Metro station in Daejeon, South Korea

Panam Station is the eastern terminus of Daejeon Metro Line 1 in Panam-dong, Dong District, Daejeon, South Korea. It is station number 101 on the line. The station's subtitle, Daejeon Univ., refers to the nearby Daejeon University.

==History==
Panam Station opened on 16 March 2006 as part of the first phase of Daejeon Metro Line 1, which connected Panam with Government Complex Daejeon over 12.4 km with 12 stations. Construction of Line 1 had begun in October 1996 and was originally scheduled for completion by 2003, but was delayed by right-of-way acquisition difficulties and constrained finances following the 1997 Asian financial crisis.
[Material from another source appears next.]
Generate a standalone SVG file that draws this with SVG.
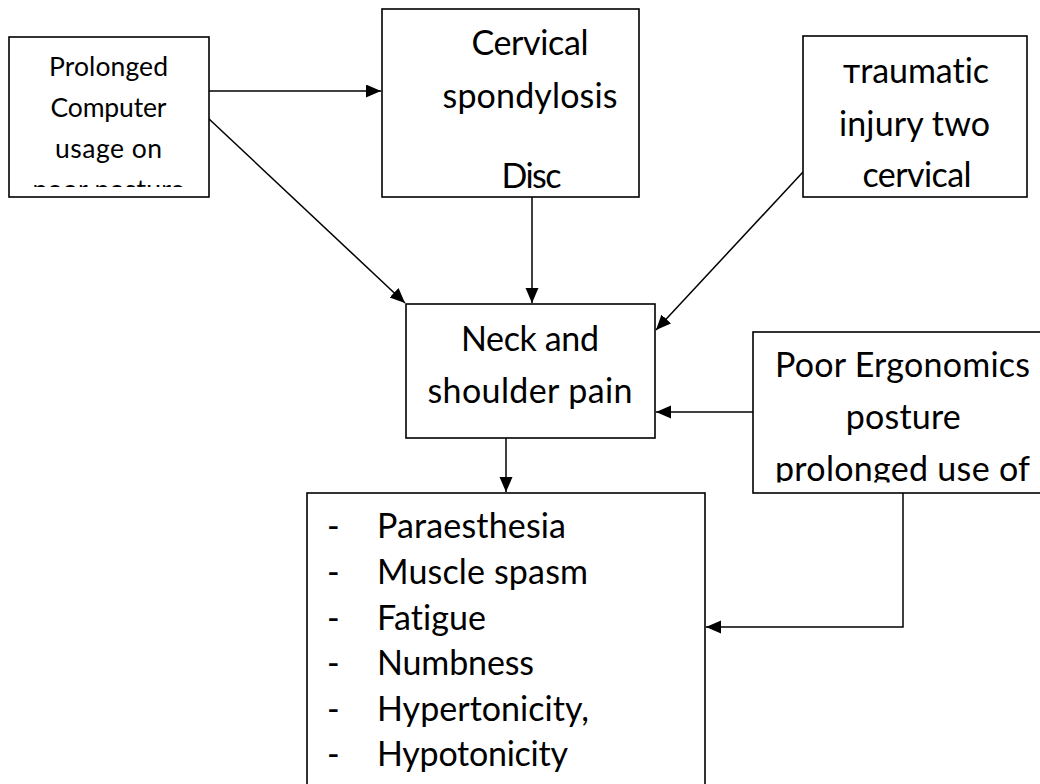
<svg xmlns="http://www.w3.org/2000/svg" width="1040" height="784" viewBox="0 0 1040 784">
  <style>
    .box { fill: #ffffff; stroke: #000000; stroke-width: 1.6; }
    .t { font-family: Lato, "Open Sans", "Liberation Sans", sans-serif; fill: #000000; text-anchor: middle; font-variant-ligatures: none; }
    .s { font-size: 26.5px; }
    .l { font-size: 34px; }
    .lft { text-anchor: start; }
    .conn { fill: none; stroke: #000000; stroke-width: 1.5; }
  </style>
  <defs>
    <marker id="arr" markerUnits="userSpaceOnUse" markerWidth="16" markerHeight="14" refX="15" refY="6.5" orient="auto">
      <path d="M0,0 L15,6.5 L0,13 z" fill="#000000"/>
    </marker>
    <clipPath id="clip1"><rect x="10" y="38" width="198" height="149"/></clipPath>
    <clipPath id="clip4"><rect x="754" y="333" width="290" height="149.5"/></clipPath>
  </defs>
  <rect width="1040" height="784" fill="#ffffff"/>

  <g id="connectors">
    <line class="conn" x1="208" y1="91" x2="381" y2="91" marker-end="url(#arr)"/>
    <line class="conn" x1="208" y1="118" x2="405" y2="303" marker-end="url(#arr)"/>
    <line class="conn" x1="532" y1="197" x2="532" y2="303" marker-end="url(#arr)"/>
    <line class="conn" x1="803" y1="172" x2="656" y2="330" marker-end="url(#arr)"/>
    <line class="conn" x1="753" y1="412" x2="656" y2="412" marker-end="url(#arr)"/>
    <line class="conn" x1="506" y1="438" x2="506" y2="492" marker-end="url(#arr)"/>
    <polyline class="conn" points="903,493 903,627 706,627" marker-end="url(#arr)"/>
  </g>

  <g id="node-prolonged">
    <rect class="box" x="9" y="37" width="200" height="160"/>
    <g clip-path="url(#clip1)">
      <text class="t s" x="108.5" y="76" textLength="119">Prolonged</text>
      <text class="t s" x="108.5" y="117" textLength="116">Computer</text>
      <text class="t s" x="108.5" y="158" textLength="107">usage on</text>
      <text class="t s" x="108.5" y="199" textLength="152">poor posture</text>
    </g>
  </g>

  <g id="node-cervical">
    <rect class="box" x="382" y="9" width="257" height="188"/>
    <text class="t l" x="530" y="55" textLength="117">Cervical</text>
    <text class="t l" x="530" y="108" textLength="175">spondylosis</text>
    <text class="t l" x="531.5" y="188" textLength="60">Disc</text>
  </g>

  <g id="node-traumatic">
    <rect class="box" x="803" y="36" width="224" height="161"/>
    <text class="t l" x="916" y="83" textLength="146">тraumatic</text>
    <text class="t l" x="914.5" y="136" textLength="151">injury two</text>
    <text class="t l" x="917" y="187" textLength="109">cervical</text>
  </g>

  <g id="node-neck">
    <rect class="box" x="406" y="304" width="249" height="134"/>
    <text class="t l" x="530" y="351" textLength="138">Neck and</text>
    <text class="t l" x="530" y="403" textLength="205">shoulder pain</text>
  </g>

  <g id="node-ergonomics">
    <rect class="box" x="753" y="332" width="300" height="161"/>
    <g clip-path="url(#clip4)">
      <text class="t l" x="902.5" y="377" textLength="255">Poor Ergonomics</text>
      <text class="t l" x="903.3" y="429" textLength="115">posture</text>
      <text class="t l" x="902.5" y="481" textLength="255">prolonged use of</text>
    </g>
  </g>

  <g id="node-symptoms">
    <rect class="box" x="307" y="493" width="398" height="300"/>
    <text class="t l lft" x="327" y="538">-</text>
    <text class="t l lft" x="377" y="538" textLength="189">Paraesthesia</text>
    <text class="t l lft" x="327" y="584">-</text>
    <text class="t l lft" x="377" y="584" textLength="211">Muscle spasm</text>
    <text class="t l lft" x="327" y="629.5">-</text>
    <text class="t l lft" x="377" y="629.5" textLength="109">Fatigue</text>
    <text class="t l lft" x="327" y="675">-</text>
    <text class="t l lft" x="377" y="675" textLength="157">Numbness</text>
    <text class="t l lft" x="327" y="720.5">-</text>
    <text class="t l lft" x="377" y="720.5" textLength="212">Hypertonicity,</text>
    <text class="t l lft" x="327" y="766">-</text>
    <text class="t l lft" x="377" y="766" textLength="191">Hypotonicity</text>
  </g>
</svg>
The second phase of the line, extending westward from Government Complex Daejeon to Banseok, opened on 17 April 2007.

==Station layout==
Panam is an underground station with two platforms and three tracks. As the eastern terminus of the line, the station is adjacent to the Panam Depot, the vehicle maintenance and storage base for Daejeon Metro Line 1.

==Future extension==
In December 2022, Daejeon Metropolitan City announced a plan to extend Line 1 by one stop beyond Panam, with a new station tentatively named Sikjangsan Station. The station would be built within the grounds of the Panam Depot at an estimated cost of approximately 15 billion won. The extension was originally targeted for completion by the end of 2025, but in March 2024 the opening was postponed to the end of 2026 due to the need for an urban management plan change to lift development restrictions on the depot site.

== Surroundings ==
The station is located along National Route 4, which passes through the centre of Daejeon. To the east, the Panam Interchange provides access to the Tongyeong–Daejeon Expressway. Nearby landmarks include Daejeon University, Dongshin Middle School, Panam Neighbourhood Park, and the Dong District office.